Potential Changes Coming to Insider Trading Policies
Public companies may have to adopt new insider trading policies to prohibit officers and directors from trading in company stock during the gap period between the occurrence of a significant corporate event and the filing or furnishing of a current report on Form 8-K with respect to such event if the 8-K Trading Gap Act (the Act) becomes law. The House of Representatives overwhelmingly passed the Act on January 13, 2020.
A public company currently has up to four business days after the occurrence of a material corporate event before it must file or furnish a Form 8-K (the 8-K Gap Period). Current law does not prohibit insider trading per se during the 8-K Gap Period, absent a showing that the insiders have traded on material nonpublic information in their possession or violated the prohibition against “short swing” trading under Section 16(b) of the Exchange Act. The purpose of the Act is to address this perceived loophole by directing the SEC to issue rules, no later than one year after its enactment, to require a reporting company under the Exchange Act to “establish and maintain policies, controls, and procedures that are reasonably designed to prohibit executive officers and directors of the issuer from purchasing, selling, or otherwise transferring any equity security of the issuer, directly or indirectly” during the 8-K Gap Period.

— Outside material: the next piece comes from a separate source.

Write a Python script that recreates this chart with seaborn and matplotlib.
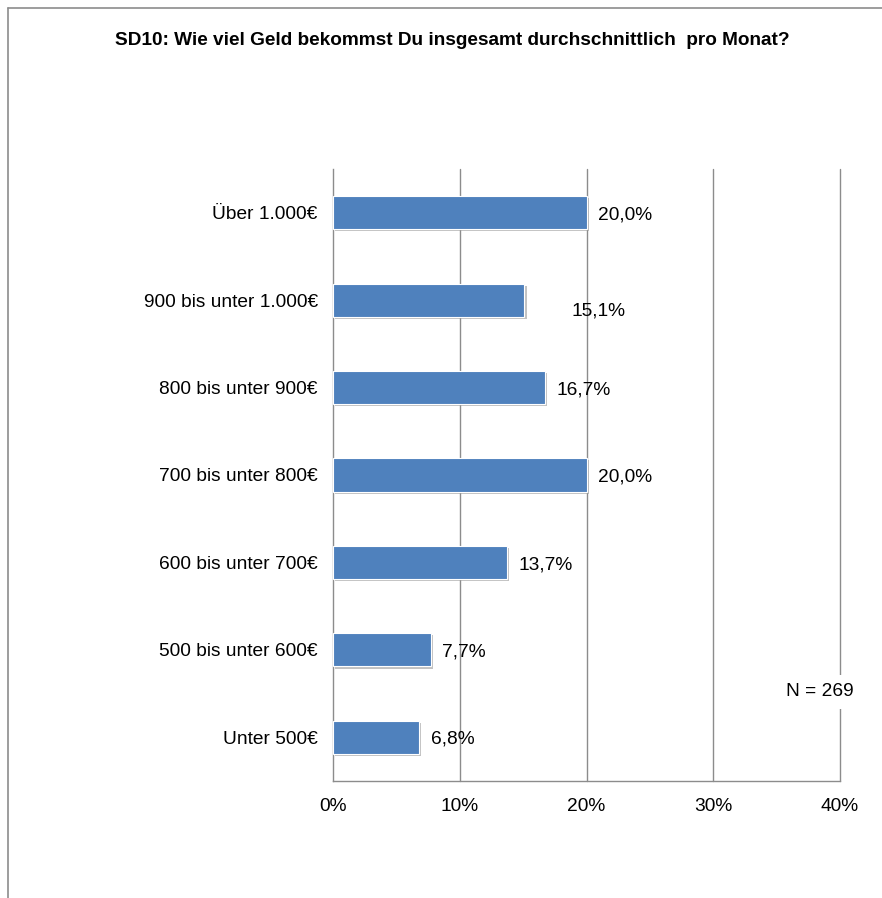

The resulting amendment to the Exchange Act would authorize the SEC to exempt as it deems appropriate certain transactions from this general prohibition, including, among others, trading activities that “occur automatically” or “are made pursuant to an advance election”. Additionally, the amendment would require the SEC to exempt from its rules certain issuers registered under the Investment Company Act of 1940, and any reportable event where the issuer has announced such event in a press release in lieu of filing or furnishing a Form 8-K.
It remains to be seen whether the Act will ultimately become law. However, public companies may want to start looking at their insider trading policies now and consider voluntarily adopting additional restrictions on trading during the 8-K Gap Period in anticipation of the Act’s passage.